Batch size: set an optimal batch in the optimization profile (e.g., opt=trt.Dims([64,3,224,224]) ).

Mixed precision: enable FP16 (or INT8 with a calibrator) via config.set_flag(trt.BuilderFlag.FP16) .

Layer fusion: ensure supported operator patterns; redesign the network if necessary.

Multiple CUDA streams: from TensorRT 8.6, config.max_aux_streams = 7 and bind them with context.set_aux_streams([...]) to overlap independent layers.

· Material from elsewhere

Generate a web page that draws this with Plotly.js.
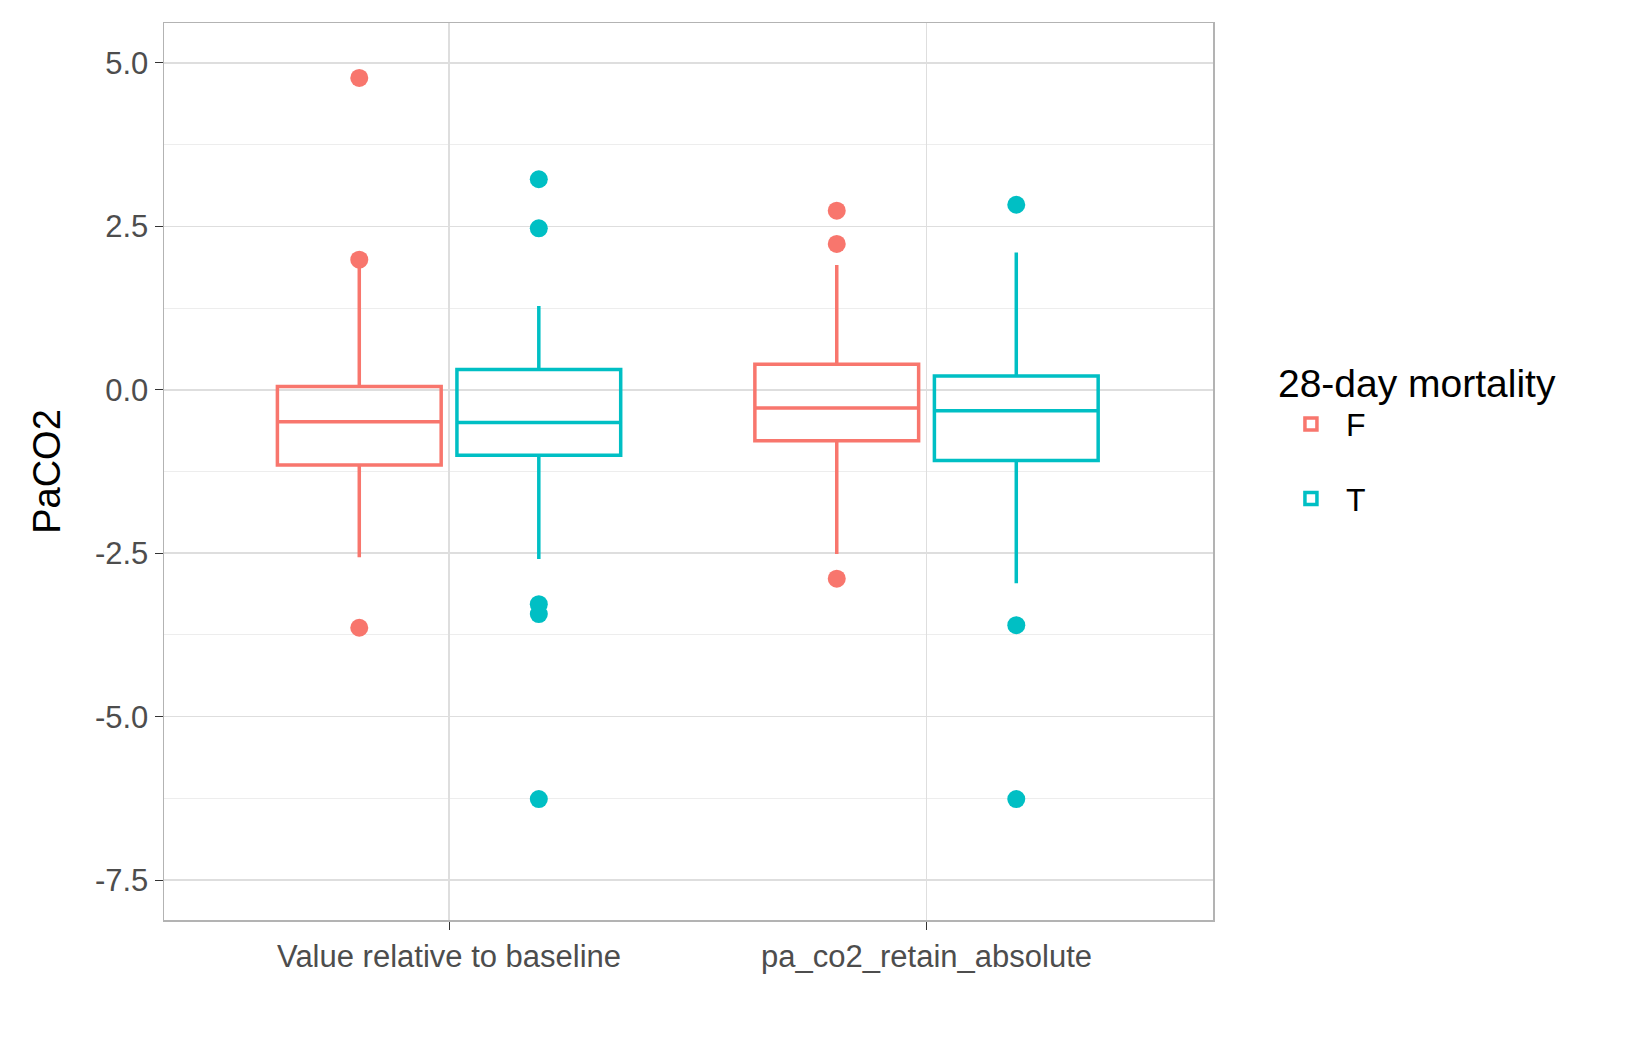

5.5 Dealing with Precision Issues

When FP16 causes large output errors, selectively keep problematic layers in FP32:

for i in range(network.num_layers):
    layer = network.get_layer(i)
    if layer.precision == trt.DataType.FLOAT and layer.type in [trt.LayerType.UNARY, trt.LayerType.REDUCE]:
        layer.precision = trt.DataType.FLOAT
        for j in range(layer.num_outputs):
            layer.set_output_type(j, trt.DataType.FLOAT)

5.6 Custom TensorRT Plugins

For unsupported operators, create a plugin by inheriting nvinfer1::IPluginV2DynamicExt (implementation) and nvinfer1::IPluginCreator (registration). The plugin name must match the ONNX custom‑op domain (e.g., zcc::MyMatMul ).

// Simplified C++ skeleton
class MyMatMulPlugin : public nvinfer1::IPluginV2DynamicExt {
public:
    // clone, getOutputDimensions, enqueue, getPluginType ("MyMatMul"), etc.
};
REGISTER_TENSORRT_PLUGIN_EXT(MyMatMulPluginCreator, "zcc");

Python/TensorFlow examples show how to rename existing ops (e.g., MatMul ) to a custom domain so that the plugin is invoked during engine building.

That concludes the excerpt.